- Required work: From the line with "Generate a web" to the line with "const arc = d3.arc().innerRadius(0).outerRadius(R);", both included, repeat each line exactly and leave out the pictures.

- Input:
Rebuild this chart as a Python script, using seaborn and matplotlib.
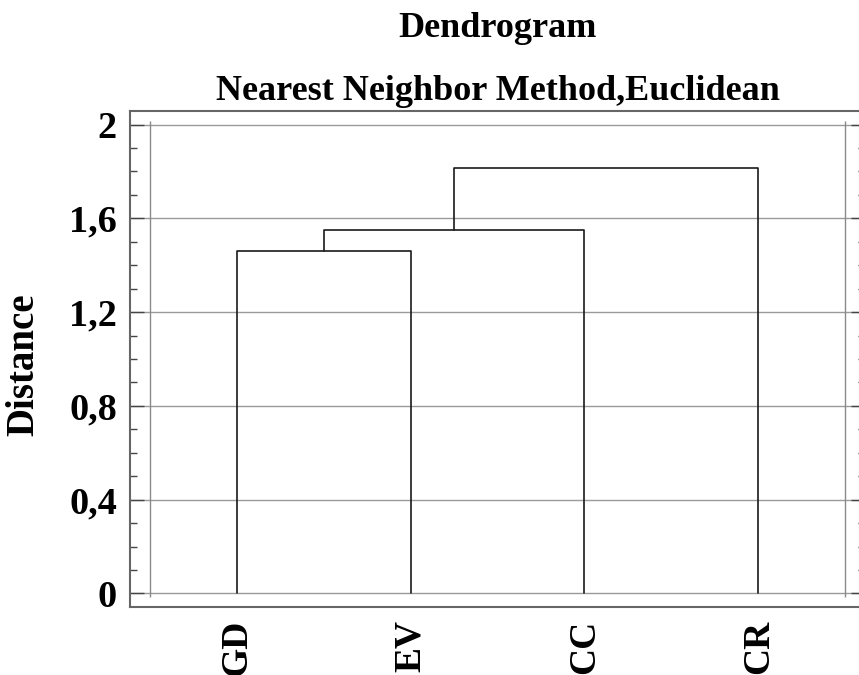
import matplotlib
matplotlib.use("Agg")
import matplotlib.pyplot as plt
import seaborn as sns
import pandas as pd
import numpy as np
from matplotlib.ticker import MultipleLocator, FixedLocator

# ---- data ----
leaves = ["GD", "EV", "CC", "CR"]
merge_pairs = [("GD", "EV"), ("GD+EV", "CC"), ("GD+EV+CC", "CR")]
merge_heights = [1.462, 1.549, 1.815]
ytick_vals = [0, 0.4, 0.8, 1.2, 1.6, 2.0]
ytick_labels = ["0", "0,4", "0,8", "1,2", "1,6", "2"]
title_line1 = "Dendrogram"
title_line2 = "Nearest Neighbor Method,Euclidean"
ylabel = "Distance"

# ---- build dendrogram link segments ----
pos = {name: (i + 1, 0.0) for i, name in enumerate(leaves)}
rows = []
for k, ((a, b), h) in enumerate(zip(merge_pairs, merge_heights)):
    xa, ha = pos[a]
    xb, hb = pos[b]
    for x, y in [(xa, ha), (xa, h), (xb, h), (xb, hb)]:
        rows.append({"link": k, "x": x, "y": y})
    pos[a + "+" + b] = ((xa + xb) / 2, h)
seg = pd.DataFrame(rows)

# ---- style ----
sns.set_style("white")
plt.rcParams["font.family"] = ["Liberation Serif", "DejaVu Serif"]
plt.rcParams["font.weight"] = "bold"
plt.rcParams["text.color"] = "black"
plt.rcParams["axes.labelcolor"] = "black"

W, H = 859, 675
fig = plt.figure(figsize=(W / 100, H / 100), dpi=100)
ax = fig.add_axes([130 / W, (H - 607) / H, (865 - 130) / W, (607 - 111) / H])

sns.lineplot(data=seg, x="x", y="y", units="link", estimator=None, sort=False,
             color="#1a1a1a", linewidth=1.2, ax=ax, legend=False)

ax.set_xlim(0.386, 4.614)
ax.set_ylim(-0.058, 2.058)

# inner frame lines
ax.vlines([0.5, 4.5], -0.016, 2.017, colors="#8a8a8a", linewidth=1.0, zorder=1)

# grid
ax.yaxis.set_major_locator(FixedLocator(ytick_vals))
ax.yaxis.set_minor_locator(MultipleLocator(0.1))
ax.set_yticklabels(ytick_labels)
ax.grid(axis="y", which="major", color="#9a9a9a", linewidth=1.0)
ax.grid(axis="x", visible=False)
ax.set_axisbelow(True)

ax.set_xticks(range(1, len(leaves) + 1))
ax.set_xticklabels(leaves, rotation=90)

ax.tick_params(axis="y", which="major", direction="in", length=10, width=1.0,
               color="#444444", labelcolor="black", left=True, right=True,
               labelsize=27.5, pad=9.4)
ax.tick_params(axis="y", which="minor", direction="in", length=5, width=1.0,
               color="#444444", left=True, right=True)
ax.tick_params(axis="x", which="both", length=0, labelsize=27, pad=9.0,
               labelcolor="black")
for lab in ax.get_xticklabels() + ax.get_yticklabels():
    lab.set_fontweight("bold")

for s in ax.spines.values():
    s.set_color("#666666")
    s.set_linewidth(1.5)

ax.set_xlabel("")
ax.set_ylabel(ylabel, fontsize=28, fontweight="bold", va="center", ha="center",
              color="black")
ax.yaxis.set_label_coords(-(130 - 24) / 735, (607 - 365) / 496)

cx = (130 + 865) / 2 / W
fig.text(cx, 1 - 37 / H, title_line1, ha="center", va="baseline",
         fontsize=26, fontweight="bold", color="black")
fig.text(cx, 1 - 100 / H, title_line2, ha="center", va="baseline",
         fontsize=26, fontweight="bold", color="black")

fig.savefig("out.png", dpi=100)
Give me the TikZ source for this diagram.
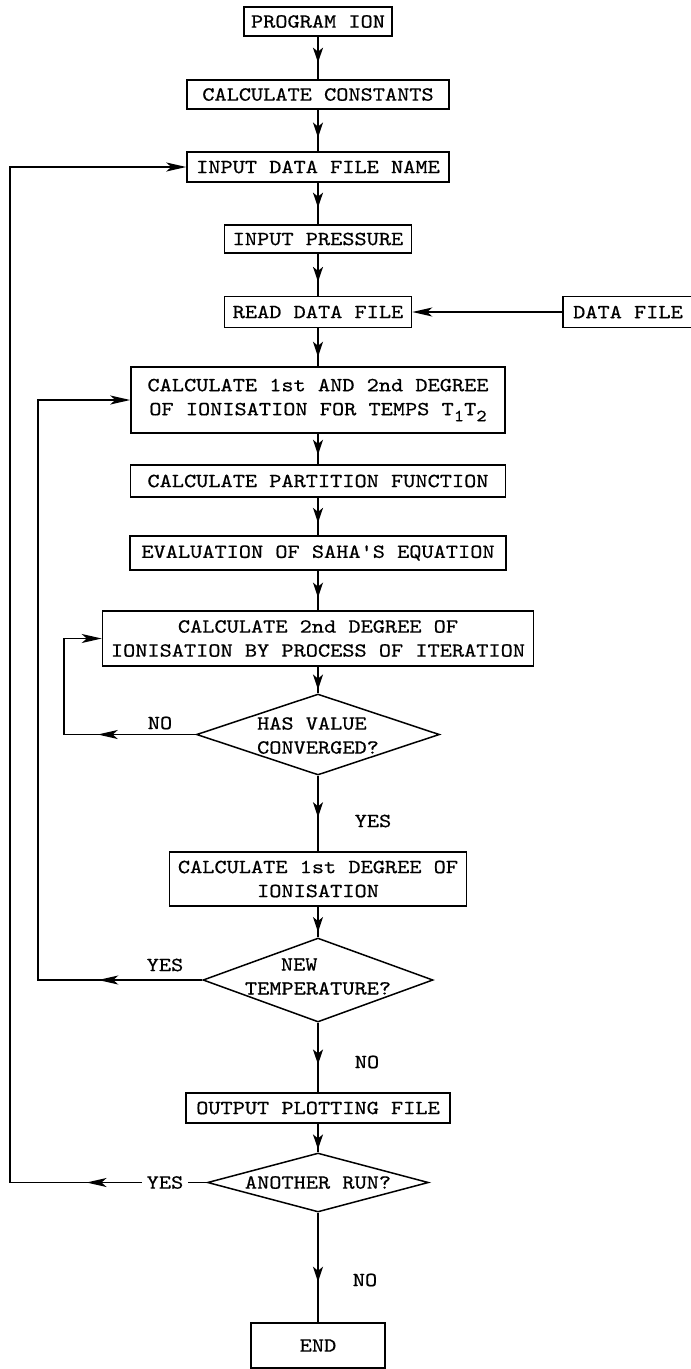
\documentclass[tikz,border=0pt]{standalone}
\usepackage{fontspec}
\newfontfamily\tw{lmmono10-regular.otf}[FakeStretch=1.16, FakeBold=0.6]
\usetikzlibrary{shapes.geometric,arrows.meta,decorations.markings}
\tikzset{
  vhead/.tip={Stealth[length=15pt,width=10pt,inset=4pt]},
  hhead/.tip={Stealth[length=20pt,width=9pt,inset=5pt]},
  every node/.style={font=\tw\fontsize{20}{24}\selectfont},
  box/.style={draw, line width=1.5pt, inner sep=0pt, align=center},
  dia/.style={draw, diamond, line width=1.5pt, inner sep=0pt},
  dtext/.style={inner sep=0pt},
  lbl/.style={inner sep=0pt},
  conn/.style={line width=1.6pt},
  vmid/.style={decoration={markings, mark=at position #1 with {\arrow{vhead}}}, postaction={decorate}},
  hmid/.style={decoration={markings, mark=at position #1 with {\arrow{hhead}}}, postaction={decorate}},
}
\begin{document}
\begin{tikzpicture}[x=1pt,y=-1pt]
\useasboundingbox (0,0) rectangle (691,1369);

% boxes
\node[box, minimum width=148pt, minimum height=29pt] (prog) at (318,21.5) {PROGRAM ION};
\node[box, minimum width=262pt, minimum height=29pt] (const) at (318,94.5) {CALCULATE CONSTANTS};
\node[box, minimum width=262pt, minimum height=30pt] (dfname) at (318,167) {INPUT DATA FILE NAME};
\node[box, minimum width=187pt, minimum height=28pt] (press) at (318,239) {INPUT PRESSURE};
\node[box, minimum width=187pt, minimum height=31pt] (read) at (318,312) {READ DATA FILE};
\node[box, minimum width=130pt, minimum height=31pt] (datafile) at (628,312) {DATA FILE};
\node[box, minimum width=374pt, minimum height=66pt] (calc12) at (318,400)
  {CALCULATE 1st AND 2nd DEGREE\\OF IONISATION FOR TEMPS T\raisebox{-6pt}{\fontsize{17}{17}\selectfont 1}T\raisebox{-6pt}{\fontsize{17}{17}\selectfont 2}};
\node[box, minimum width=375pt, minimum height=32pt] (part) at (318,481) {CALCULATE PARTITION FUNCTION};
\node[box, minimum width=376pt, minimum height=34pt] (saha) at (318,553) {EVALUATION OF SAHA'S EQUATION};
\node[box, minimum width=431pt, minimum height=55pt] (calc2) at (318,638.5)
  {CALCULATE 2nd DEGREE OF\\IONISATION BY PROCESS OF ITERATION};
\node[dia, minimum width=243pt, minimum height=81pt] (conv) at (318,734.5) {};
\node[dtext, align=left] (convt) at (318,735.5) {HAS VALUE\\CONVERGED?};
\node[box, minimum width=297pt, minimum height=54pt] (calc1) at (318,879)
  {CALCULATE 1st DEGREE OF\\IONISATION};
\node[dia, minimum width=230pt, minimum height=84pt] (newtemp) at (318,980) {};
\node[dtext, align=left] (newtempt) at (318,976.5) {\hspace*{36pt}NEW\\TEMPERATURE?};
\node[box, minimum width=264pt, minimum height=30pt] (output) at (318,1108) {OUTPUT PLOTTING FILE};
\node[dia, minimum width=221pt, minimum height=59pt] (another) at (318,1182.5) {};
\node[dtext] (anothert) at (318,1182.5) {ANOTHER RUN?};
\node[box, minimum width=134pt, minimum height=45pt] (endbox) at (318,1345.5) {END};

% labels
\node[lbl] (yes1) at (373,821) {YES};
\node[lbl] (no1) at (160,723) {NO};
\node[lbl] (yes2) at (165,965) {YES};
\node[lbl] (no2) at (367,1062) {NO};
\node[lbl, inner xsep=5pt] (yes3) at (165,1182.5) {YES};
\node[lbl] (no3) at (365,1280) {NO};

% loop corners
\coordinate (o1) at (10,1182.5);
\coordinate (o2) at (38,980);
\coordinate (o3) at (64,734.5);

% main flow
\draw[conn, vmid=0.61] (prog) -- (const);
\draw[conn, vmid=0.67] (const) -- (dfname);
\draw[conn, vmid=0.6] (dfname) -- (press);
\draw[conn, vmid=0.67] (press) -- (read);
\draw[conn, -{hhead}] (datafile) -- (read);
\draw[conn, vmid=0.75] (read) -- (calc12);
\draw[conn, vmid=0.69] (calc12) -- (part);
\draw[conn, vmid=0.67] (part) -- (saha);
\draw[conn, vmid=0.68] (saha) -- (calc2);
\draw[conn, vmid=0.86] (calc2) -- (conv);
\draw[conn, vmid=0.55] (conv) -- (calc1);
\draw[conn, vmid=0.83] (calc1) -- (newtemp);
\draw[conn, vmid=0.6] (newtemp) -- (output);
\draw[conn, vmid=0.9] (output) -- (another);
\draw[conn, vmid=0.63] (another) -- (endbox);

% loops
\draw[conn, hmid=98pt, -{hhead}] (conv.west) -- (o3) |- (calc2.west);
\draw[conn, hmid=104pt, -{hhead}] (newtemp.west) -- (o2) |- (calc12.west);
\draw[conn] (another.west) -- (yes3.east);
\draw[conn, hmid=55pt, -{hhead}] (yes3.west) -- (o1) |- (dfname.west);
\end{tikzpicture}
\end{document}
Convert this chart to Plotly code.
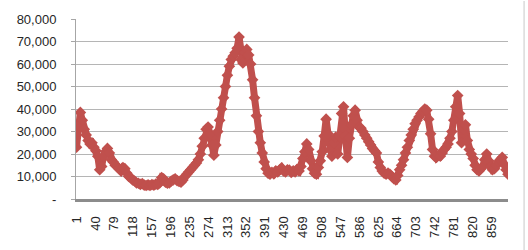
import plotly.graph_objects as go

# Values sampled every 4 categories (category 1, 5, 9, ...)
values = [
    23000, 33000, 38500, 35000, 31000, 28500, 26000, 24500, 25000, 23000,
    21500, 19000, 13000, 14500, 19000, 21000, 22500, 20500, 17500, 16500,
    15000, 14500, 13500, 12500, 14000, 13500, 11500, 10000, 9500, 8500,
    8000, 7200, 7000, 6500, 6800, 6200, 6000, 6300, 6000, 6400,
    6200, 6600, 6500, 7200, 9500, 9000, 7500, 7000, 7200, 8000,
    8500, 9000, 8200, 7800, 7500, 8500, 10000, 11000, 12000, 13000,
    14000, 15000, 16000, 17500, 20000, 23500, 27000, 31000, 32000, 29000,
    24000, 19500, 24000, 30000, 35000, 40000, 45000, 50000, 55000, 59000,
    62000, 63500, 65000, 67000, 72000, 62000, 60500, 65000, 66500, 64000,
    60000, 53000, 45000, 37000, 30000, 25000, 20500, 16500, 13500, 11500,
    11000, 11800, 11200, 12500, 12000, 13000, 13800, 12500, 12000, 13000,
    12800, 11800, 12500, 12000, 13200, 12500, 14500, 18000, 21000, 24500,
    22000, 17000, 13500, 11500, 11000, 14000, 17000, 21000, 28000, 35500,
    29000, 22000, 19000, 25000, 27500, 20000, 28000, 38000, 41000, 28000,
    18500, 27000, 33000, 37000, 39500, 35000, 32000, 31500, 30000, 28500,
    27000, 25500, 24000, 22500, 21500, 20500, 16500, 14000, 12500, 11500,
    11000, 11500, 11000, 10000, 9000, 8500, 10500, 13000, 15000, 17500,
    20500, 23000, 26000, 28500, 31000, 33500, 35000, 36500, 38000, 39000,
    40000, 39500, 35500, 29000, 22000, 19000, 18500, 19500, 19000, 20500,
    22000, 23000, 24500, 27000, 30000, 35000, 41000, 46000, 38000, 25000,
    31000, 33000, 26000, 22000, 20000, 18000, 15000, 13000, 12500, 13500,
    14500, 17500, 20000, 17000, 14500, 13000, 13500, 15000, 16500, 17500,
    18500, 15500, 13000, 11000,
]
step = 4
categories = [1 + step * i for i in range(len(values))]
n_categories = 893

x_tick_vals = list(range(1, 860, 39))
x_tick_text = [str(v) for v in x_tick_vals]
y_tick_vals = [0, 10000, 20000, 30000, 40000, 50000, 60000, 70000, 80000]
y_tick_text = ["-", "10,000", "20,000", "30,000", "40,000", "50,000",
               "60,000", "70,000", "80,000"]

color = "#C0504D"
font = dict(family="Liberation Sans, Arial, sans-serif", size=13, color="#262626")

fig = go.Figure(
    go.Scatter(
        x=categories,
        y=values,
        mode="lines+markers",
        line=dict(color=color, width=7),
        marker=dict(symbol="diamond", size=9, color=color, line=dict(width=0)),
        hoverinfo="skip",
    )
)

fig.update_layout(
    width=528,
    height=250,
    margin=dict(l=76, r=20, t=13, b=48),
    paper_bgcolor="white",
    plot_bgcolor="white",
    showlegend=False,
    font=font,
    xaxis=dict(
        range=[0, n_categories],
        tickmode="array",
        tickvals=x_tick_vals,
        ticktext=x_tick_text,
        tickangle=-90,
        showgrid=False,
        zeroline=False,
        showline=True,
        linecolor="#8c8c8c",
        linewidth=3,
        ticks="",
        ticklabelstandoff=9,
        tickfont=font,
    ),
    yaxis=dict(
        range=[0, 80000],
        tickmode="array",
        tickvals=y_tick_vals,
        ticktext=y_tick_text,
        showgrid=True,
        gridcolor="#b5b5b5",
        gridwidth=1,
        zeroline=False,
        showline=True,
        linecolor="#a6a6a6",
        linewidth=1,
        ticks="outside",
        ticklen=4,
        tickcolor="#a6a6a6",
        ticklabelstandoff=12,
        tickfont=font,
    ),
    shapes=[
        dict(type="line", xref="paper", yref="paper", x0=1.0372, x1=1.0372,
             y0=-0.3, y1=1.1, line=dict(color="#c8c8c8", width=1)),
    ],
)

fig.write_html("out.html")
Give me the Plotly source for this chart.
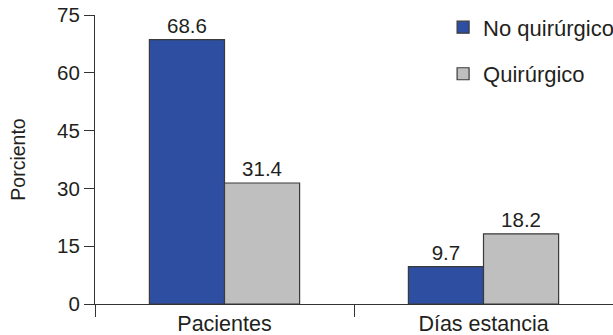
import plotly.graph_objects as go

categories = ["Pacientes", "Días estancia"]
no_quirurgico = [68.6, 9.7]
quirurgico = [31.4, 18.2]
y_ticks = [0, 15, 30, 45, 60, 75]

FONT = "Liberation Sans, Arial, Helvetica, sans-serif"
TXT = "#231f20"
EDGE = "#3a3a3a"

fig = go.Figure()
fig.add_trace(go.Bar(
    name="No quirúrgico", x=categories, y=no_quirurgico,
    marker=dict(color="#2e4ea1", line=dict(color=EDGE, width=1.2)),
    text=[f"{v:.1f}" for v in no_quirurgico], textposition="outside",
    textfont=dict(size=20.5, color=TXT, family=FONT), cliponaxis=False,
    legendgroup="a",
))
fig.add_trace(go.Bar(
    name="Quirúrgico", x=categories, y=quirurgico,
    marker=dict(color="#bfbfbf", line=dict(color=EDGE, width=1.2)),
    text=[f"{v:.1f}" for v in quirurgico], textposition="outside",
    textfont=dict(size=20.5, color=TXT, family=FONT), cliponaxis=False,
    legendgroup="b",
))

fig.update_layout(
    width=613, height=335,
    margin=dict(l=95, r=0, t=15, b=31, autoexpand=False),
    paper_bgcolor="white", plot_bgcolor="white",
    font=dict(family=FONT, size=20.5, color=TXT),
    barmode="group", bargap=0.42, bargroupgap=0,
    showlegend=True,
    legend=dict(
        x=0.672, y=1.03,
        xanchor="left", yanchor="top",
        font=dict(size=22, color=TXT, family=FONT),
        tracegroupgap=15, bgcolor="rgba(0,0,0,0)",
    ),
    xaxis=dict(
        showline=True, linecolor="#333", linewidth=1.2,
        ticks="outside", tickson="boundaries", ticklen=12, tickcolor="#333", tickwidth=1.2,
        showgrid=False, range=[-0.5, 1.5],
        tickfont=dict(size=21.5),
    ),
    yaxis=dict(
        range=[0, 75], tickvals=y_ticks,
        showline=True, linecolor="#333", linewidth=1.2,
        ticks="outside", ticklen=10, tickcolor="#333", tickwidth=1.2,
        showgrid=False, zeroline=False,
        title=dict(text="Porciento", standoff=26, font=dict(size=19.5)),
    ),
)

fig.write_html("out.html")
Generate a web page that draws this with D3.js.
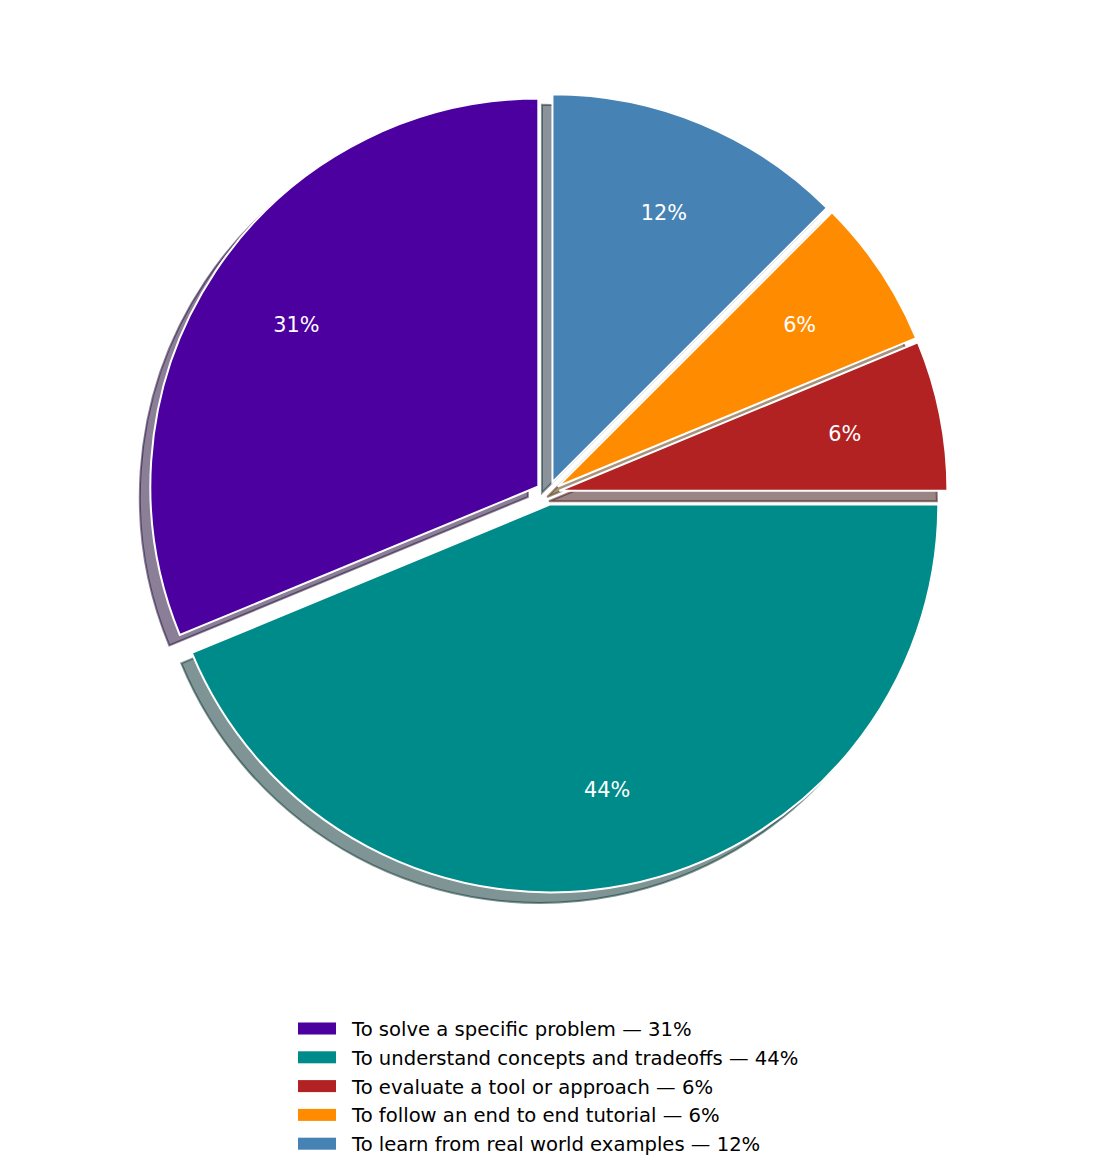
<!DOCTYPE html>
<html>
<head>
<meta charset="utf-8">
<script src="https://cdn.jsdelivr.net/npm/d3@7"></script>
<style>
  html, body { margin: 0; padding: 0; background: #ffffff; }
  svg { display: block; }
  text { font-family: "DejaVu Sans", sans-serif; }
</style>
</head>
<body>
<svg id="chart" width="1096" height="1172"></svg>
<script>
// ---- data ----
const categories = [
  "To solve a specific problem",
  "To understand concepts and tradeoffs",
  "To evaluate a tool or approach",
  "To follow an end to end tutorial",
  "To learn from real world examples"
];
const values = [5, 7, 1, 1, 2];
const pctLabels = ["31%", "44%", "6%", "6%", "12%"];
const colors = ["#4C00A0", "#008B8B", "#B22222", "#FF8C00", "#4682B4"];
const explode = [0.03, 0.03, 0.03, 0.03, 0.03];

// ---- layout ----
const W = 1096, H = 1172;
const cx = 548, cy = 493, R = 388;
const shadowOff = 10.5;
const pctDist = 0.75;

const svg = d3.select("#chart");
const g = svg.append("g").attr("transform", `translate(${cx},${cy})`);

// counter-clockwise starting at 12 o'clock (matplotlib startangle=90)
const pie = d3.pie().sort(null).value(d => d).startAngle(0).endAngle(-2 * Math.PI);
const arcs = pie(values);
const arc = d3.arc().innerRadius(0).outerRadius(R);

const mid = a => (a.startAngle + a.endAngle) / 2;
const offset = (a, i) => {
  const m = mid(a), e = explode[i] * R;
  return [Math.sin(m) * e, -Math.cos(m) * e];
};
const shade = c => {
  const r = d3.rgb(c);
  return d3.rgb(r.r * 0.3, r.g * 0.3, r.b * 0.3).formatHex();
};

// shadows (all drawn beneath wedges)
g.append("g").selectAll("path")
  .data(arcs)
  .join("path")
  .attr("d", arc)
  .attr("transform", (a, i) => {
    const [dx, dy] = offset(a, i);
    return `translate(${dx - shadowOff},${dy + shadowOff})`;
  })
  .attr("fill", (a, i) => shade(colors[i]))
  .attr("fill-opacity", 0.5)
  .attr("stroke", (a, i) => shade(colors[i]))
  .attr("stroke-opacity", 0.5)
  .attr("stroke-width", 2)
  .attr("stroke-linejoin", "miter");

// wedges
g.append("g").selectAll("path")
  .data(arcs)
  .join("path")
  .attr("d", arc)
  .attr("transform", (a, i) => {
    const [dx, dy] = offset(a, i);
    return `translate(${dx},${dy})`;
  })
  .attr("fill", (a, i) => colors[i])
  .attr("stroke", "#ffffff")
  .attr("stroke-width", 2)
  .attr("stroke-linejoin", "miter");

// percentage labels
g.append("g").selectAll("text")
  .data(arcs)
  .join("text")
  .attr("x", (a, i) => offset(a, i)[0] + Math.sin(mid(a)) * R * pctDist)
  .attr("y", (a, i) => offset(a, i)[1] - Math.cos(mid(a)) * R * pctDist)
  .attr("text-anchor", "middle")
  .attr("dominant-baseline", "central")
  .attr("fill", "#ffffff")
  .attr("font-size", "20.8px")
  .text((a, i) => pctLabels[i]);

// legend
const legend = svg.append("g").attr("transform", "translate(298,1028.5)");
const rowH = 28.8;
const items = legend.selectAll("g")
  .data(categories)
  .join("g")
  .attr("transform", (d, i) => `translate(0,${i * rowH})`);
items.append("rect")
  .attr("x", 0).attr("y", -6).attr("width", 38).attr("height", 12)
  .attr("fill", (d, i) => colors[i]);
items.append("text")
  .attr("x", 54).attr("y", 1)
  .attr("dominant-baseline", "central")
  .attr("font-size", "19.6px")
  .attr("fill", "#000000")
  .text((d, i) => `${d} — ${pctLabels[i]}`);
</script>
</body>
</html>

- Result for this exercise:
Generate a web page that draws this with D3.js.
<!DOCTYPE html>
<html>
<head>
<meta charset="utf-8">
<script src="https://cdn.jsdelivr.net/npm/d3@7"></script>
<style>
  html, body { margin: 0; padding: 0; background: #ffffff; }
  svg { display: block; }
  text { font-family: "DejaVu Sans", sans-serif; }
</style>
</head>
<body>
<svg id="chart" width="1096" height="1172"></svg>
<script>
// ---- data ----
const categories = [
  "To solve a specific problem",
  "To understand concepts and tradeoffs",
  "To evaluate a tool or approach",
  "To follow an end to end tutorial",
  "To learn from real world examples"
];
const values = [5, 7, 1, 1, 2];
const pctLabels = ["31%", "44%", "6%", "6%", "12%"];
const colors = ["#4C00A0", "#008B8B", "#B22222", "#FF8C00", "#4682B4"];
const explode = [0.03, 0.03, 0.03, 0.03, 0.03];

// ---- layout ----
const W = 1096, H = 1172;
const cx = 548, cy = 493, R = 388;
const shadowOff = 10.5;
const pctDist = 0.75;

const svg = d3.select("#chart");
const g = svg.append("g").attr("transform", `translate(${cx},${cy})`);

// counter-clockwise starting at 12 o'clock (matplotlib startangle=90)
const pie = d3.pie().sort(null).value(d => d).startAngle(0).endAngle(-2 * Math.PI);
const arcs = pie(values);
const arc = d3.arc().innerRadius(0).outerRadius(R);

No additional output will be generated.